Even where competition is guaranteed, it is
minimal. In the Eastern Europe region -- which
under the United Nations’ rules includes all
countries behind the former Iron Curtain,
including my own, the Czech Republic — the
countries running for re-election are Azerbaijan
and Russia, whose human rights records oscillate
from questionable to despicable. Only Hungary has
stepped forward to compete for the region’s two
seats. The reluctance of Eastern European states
to reclaim leadership from human rights abusers does not inspire confidence.

Like the citizens of Azerbaijan, China, Cuba,
Russia and Saudi Arabia, I know what it is like
to live in a country where the state controls
public discourse, suppresses opposition and
severely curtails freedom of expression.
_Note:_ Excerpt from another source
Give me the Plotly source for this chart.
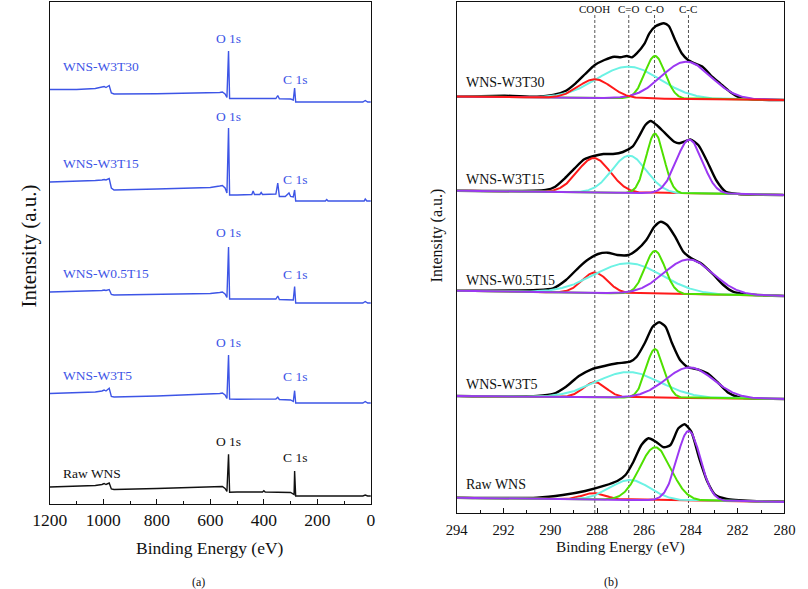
import numpy as np
import plotly.graph_objects as go

FONT = "Liberation Serif"
BLUE = "#3d55e6"

# ---------------- Panel (a): XPS survey spectra ----------------
survey_names = ["WNS-W3T30", "WNS-W3T15", "WNS-W0.5T15", "WNS-W3T5", "Raw WNS"]
survey_offsets = [402, 303, 201, 101, 8]

w3t30_ev = [1200, 1100, 1030, 1005, 997, 990, 978, 970, 960, 800, 600, 565, 555, 545, 538, 532, 528,
            500, 400, 355, 348, 342, 300, 290, 285, 281, 200, 30, 21, 12, 0]
w3t30_int = [12.5, 12.5, 13.5, 14.5, 15.5, 14.5, 16.5, 9, 8, 8.3, 8.7, 9.5, 10, 8, 4.5, 51, 3.5,
             3.5, 3.3, 3.5, 6.5, 3.3, 3, 2, 14, 0, 0, 0, 1.5, 0, 0]

w3t15_ev = [1200, 1100, 1030, 1005, 997, 990, 978, 970, 960, 800, 600, 565, 555, 545, 538, 532, 528,
            500, 445, 440, 435, 415, 410, 405, 355, 348, 342, 320, 306, 300, 290, 285, 281, 170, 165,
            160, 25, 21, 15, 0]
w3t15_int = [19, 19.5, 20.5, 21, 21.5, 21, 22.5, 13, 11, 12, 13.5, 15, 15.5, 13, 8, 73, 6,
             6, 6.5, 10, 6.5, 6.5, 8.5, 6.5, 7, 18, 4.5, 4.5, 8, 4.5, 4, 11, 0, 0, 1.5,
             0, 0, 2, 0, 0]

w05t15_ev = [1200, 1100, 1030, 1005, 997, 990, 978, 970, 960, 800, 600, 565, 555, 545, 538, 532, 528,
             500, 355, 348, 342, 290, 285, 281, 30, 21, 12, 0]
w05t15_int = [11, 11.5, 12, 12.5, 13, 12.5, 13.5, 8.5, 8, 9, 9.5, 10.5, 11, 9, 5.5, 56, 4,
              4, 4, 7, 3.5, 3, 16.5, 0, 0, 1.5, 0, 0]

w3t5_ev = [1200, 1100, 1030, 1005, 997, 990, 978, 970, 960, 800, 600, 565, 555, 545, 538, 532, 528,
           500, 355, 348, 342, 300, 290, 285, 281, 30, 21, 12, 0]
w3t5_int = [9.5, 10, 11, 12, 13, 12, 14.7, 6.5, 6, 7, 8.5, 9.5, 10, 8, 4.5, 48, 4,
            3.7, 4, 5.7, 3.5, 3, 1.5, 12.3, 0, 0, 1.5, 0, 0]

raw_ev = [1200, 1100, 1030, 1005, 997, 990, 978, 970, 960, 800, 600, 565, 555, 545, 538, 532, 528,
          500, 405, 400, 395, 300, 292, 287, 285, 281, 30, 21, 12, 0]
raw_int = [9, 9.5, 10.5, 11.5, 12.5, 11.5, 13, 7, 6.5, 7.5, 8.7, 9.5, 9.5, 7.5, 4.5, 41.7, 3.7,
           4, 4, 5.3, 4, 3.5, 2, 1.5, 25, 0, 0, 1, 0, 0]

survey_ev = [w3t30_ev, w3t15_ev, w05t15_ev, w3t5_ev, raw_ev]
survey_int = [w3t30_int, w3t15_int, w05t15_int, w3t5_int, raw_int]
survey_colors = [BLUE, BLUE, BLUE, BLUE, "#111111"]

# label offsets above each spectrum (name, O 1s, C 1s)
name_dy = [36, 38, 30, 28, 23]
o1s_dy = [64, 85, 71, 61, 55]
c1s_dy = [23, 22, 29, 27, 39]

# ---------------- Panel (b): C 1s high resolution ----------------
hr_names = ["WNS-W3T30", "WNS-W3T15", "WNS-W0.5T15", "WNS-W3T5", "Raw WNS"]
hr_offsets = [413, 318, 217, 114, 11]
hr_base_left = [3.5, 4.3, 5.3, 3.0, 4.3]
hr_name_dy = [18, 16, 16, 15, 18]

env_ev = [
    [294, 291.94, 290.57, 289.88, 289.33, 288.92, 288.51, 288.10, 287.69, 287.27, 287.00, 286.73, 286.52,
     286.31, 285.97, 285.77, 285.49, 285.15, 284.94, 284.67, 284.39, 284.12, 283.84, 283.50, 283.16,
     282.75, 282.33, 281.92, 281.37, 280.27, 280.0],
    [294, 290.2, 289.79, 289.38, 288.96, 288.55, 288.14, 287.73, 287.32, 286.90, 286.49, 286.22, 285.94,
     285.71, 285.46, 285.12, 284.71, 284.50, 284.29, 284.02, 283.68, 283.33, 282.92, 282.51, 281.96, 281.0, 280.04],
    [294, 290.57, 289.88, 289.33, 288.78, 288.37, 287.96, 287.55, 287.14, 286.66, 286.31, 285.90, 285.56,
     285.28, 285.01, 284.67, 284.32, 283.98, 283.57, 283.02, 282.61, 282.20, 281.65, 280.0],
    [294, 290.57, 289.88, 289.33, 288.78, 288.24, 287.69, 287.14, 286.59, 286.31, 285.97, 285.63, 285.35,
     285.08, 284.80, 284.46, 284.12, 283.71, 283.29, 282.81, 282.40, 281.92, 280.0],
    [294, 290.57, 289.47, 288.51, 287.69, 287.14, 286.79, 286.45, 286.11, 285.81, 285.49, 285.15, 284.87,
     284.53, 284.26, 283.98, 283.64, 283.29, 282.95, 282.47, 281.37, 280.0],
]
env_int = [
    [3.3, 4.3, 3.3, 5, 9.3, 16.7, 26, 35, 40, 43.3, 42.7, 44, 42.7, 46.7, 56.7, 66.7, 74, 76.7, 74, 60,
     46.7, 40, 36.7, 33.3, 25, 16.7, 8.3, 2.7, 0.7, 0, 0],
    [4.3, 5, 8.3, 16.7, 26.7, 35.7, 39, 41, 41, 43, 48.3, 58.3, 70, 74, 70, 62.3, 53.3, 51.7, 53.3, 55.5, 50,
     35, 15, 3.3, 1, 0.3, 0],
    [5.3, 6, 7.7, 16, 28.7, 36.7, 42, 43.3, 41, 41, 46, 56, 69.3, 74.3, 71, 59.3, 44.3, 37.7, 32.7, 21,
     11, 4.3, 1.7, 0],
    [3, 3, 5, 12.3, 23, 29.7, 33, 35.7, 37.3, 42.3, 55.7, 72.3, 76.7, 72.3, 55.7, 39, 31.7, 29.7, 25.7,
     15.7, 6.3, 1.7, 0],
    [4.3, 4.3, 7, 11, 16.3, 21, 27, 40.3, 57, 63.7, 60.3, 54.7, 57, 73.7, 77.7, 70.3, 43.7, 20.3, 7, 3,
     1, 0.3],
]

comp_names = ["COOH", "C=O", "C-O", "C-C"]
comp_colors = ["#ff1a1a", "#6cf2e4", "#4fe000", "#9b38f2"]
comp_center = [
    [288.10, 286.66, 285.53, 284.19],
    [288.14, 286.63, 285.53, 284.06],
    [288.10, 286.66, 285.53, 284.09],
    [288.10, 286.66, 285.53, 284.05],
    [288.13, 286.59, 285.52, 284.09],
]
comp_height = [
    [18.7, 31.7, 42.6, 37.3],
    [34.4, 37.3, 59.6, 54.0],
    [20.4, 30.3, 43.0, 35.0],
    [15.0, 25.6, 48.7, 30.7],
    [6.4, 20.0, 53.0, 69.8],
]
comp_sigma = [
    [0.70, 1.35, 0.43, 1.05],
    [0.70, 0.74, 0.38, 0.56],
    [0.54, 1.45, 0.43, 1.05],
    [0.49, 1.37, 0.38, 1.02],
    [0.50, 0.85, 0.67, 0.50],
]
ref_lines = [288.1, 286.65, 285.55, 284.1]

fig = go.Figure()

# survey spectra
for i in range(len(survey_names)):
    off = survey_offsets[i]
    fig.add_trace(go.Scatter(
        x=survey_ev[i], y=[off + v for v in survey_int[i]], mode="lines",
        line=dict(color=survey_colors[i], width=1.4), xaxis="x", yaxis="y",
        showlegend=False, hoverinfo="skip"))

# high-resolution spectra
grid = np.linspace(280, 294, 561)
for i in range(len(hr_names)):
    off = hr_offsets[i]
    base = hr_base_left[i] * (grid - 280) / 14.0
    fig.add_trace(go.Scatter(
        x=env_ev[i], y=[off + v for v in env_int[i]], mode="lines",
        line=dict(color="#000000", width=2.4, shape="spline", smoothing=0.6),
        xaxis="x2", yaxis="y2", showlegend=False, hoverinfo="skip"))
    order = [1, 2, 3, 0] if i == 0 else [0, 1, 2, 3]
    for k in order:
        g = comp_height[i][k] * np.exp(-(grid - comp_center[i][k]) ** 2 / (2 * comp_sigma[i][k] ** 2))
        fig.add_trace(go.Scatter(
            x=grid, y=off + base + g, mode="lines",
            line=dict(color=comp_colors[k], width=2.0),
            xaxis="x2", yaxis="y2", showlegend=False, hoverinfo="skip"))

annotations = []
for i in range(len(survey_names)):
    off = survey_offsets[i]
    col = survey_colors[i]
    annotations.append(dict(x=1160, y=off + name_dy[i], xref="x", yref="y", text=survey_names[i],
                            showarrow=False, xanchor="left", yanchor="middle",
                            font=dict(family=FONT, size=13.5, color=col)))
    annotations.append(dict(x=533, y=off + o1s_dy[i], xref="x", yref="y", text="O 1s",
                            showarrow=False, xanchor="center", yanchor="middle",
                            font=dict(family=FONT, size=13.5, color=col)))
    annotations.append(dict(x=283, y=off + c1s_dy[i], xref="x", yref="y", text="C 1s",
                            showarrow=False, xanchor="center", yanchor="middle",
                            font=dict(family=FONT, size=13.5, color=col)))

for i in range(len(hr_names)):
    annotations.append(dict(x=293.7, y=hr_offsets[i] + hr_name_dy[i], xref="x2", yref="y2",
                            text=hr_names[i], showarrow=False, xanchor="left", yanchor="middle",
                            font=dict(family=FONT, size=14, color="#111111")))

for k in range(4):
    annotations.append(dict(x=ref_lines[k], y=504, xref="x2", yref="y2", text=comp_names[k],
                            showarrow=False, xanchor="center", yanchor="middle",
                            font=dict(family=FONT, size=11, color="#111111")))

H = 589.0
def py(p):
    return 1 - p / H

annotations += [
    dict(x=199.5 / 808, y=py(548), xref="paper", yref="paper", text="Binding Energy (eV)",
         showarrow=False, xanchor="center", yanchor="middle", font=dict(family=FONT, size=17.5, color="#111")),
    dict(x=625 / 808, y=py(547), xref="paper", yref="paper", text="Binding Energy (eV)",
         showarrow=False, xanchor="center", yanchor="middle", font=dict(family=FONT, size=15.3, color="#111")),
    dict(x=11 / 808, y=py(246), xref="paper", yref="paper", text="Intensity (a.u.)", textangle=-90,
         showarrow=False, xanchor="center", yanchor="middle", font=dict(family=FONT, size=21, color="#111")),
    dict(x=435 / 808, y=py(235), xref="paper", yref="paper", text="Intensity (a.u.)", textangle=-90,
         showarrow=False, xanchor="center", yanchor="middle", font=dict(family=FONT, size=16, color="#111")),
    dict(x=187 / 808, y=py(582), xref="paper", yref="paper", text="(a)",
         showarrow=False, xanchor="center", yanchor="middle", font=dict(family=FONT, size=12, color="#111")),
    dict(x=615 / 808, y=py(582), xref="paper", yref="paper", text="(b)",
         showarrow=False, xanchor="center", yanchor="middle", font=dict(family=FONT, size=12, color="#111")),
]

shapes = []
for c in ref_lines:
    shapes.append(dict(type="line", xref="x2", yref="y2", x0=c, x1=c, y0=0, y1=498,
                       line=dict(color="#555555", width=1, dash="3px,2px"), layer="below"))

axis_common = dict(showline=True, linecolor="#111111", linewidth=1.3, mirror=True,
                   showgrid=False, zeroline=False)

fig.update_layout(
    width=808, height=589, margin=dict(l=0, r=0, t=0, b=0),
    paper_bgcolor="white", plot_bgcolor="white", showlegend=False,
    xaxis=dict(domain=[33 / 808, 366 / 808], range=[1200, 0], anchor="y",
               tick0=0, dtick=200, ticks="inside", ticklen=5, tickcolor="#111",
               minor=dict(dtick=100, ticks="inside", ticklen=3, tickcolor="#111"),
               tickfont=dict(family=FONT, size=17.5, color="#111"), **axis_common),
    yaxis=dict(domain=[1 - 504 / H, 1 - 2 / H], range=[0, 502], anchor="x",
               showticklabels=False, ticks="", **axis_common),
    xaxis2=dict(domain=[455 / 808, 795 / 808], range=[294, 280], anchor="y2",
                tick0=280, dtick=2, ticks="inside", ticklen=5, tickcolor="#111",
                ticklabelstandoff=3,
                minor=dict(dtick=1, ticks="inside", ticklen=3, tickcolor="#111"),
                tickfont=dict(family=FONT, size=14.7, color="#111"), **axis_common),
    yaxis2=dict(domain=[1 - 513 / H, 1 - 2 / H], range=[0, 511], anchor="x2",
                showticklabels=False, ticks="", **axis_common),
    annotations=annotations, shapes=shapes,
)

fig.write_html("out.html")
It is
thus doubly dismaying for me to see the
willingness of democracies in Latin America and
Asia to sit by and watch the council further lose its credibility and respect.

Activists and journalists in Azerbaijan and Cuba
have already appealed to the international
community not to elect their nations to the Human
Rights Council. States committed to human rights
and the integrity of the council cannot remain
indifferent. Countries must express solidarity
with the victims of human rights abuses and
reclaim the council by simply refusing to vote
for human rights abusers in this shamefully uncontested election.

Vaclav Havel was the president of the Czech Republic from 1993 to 2003.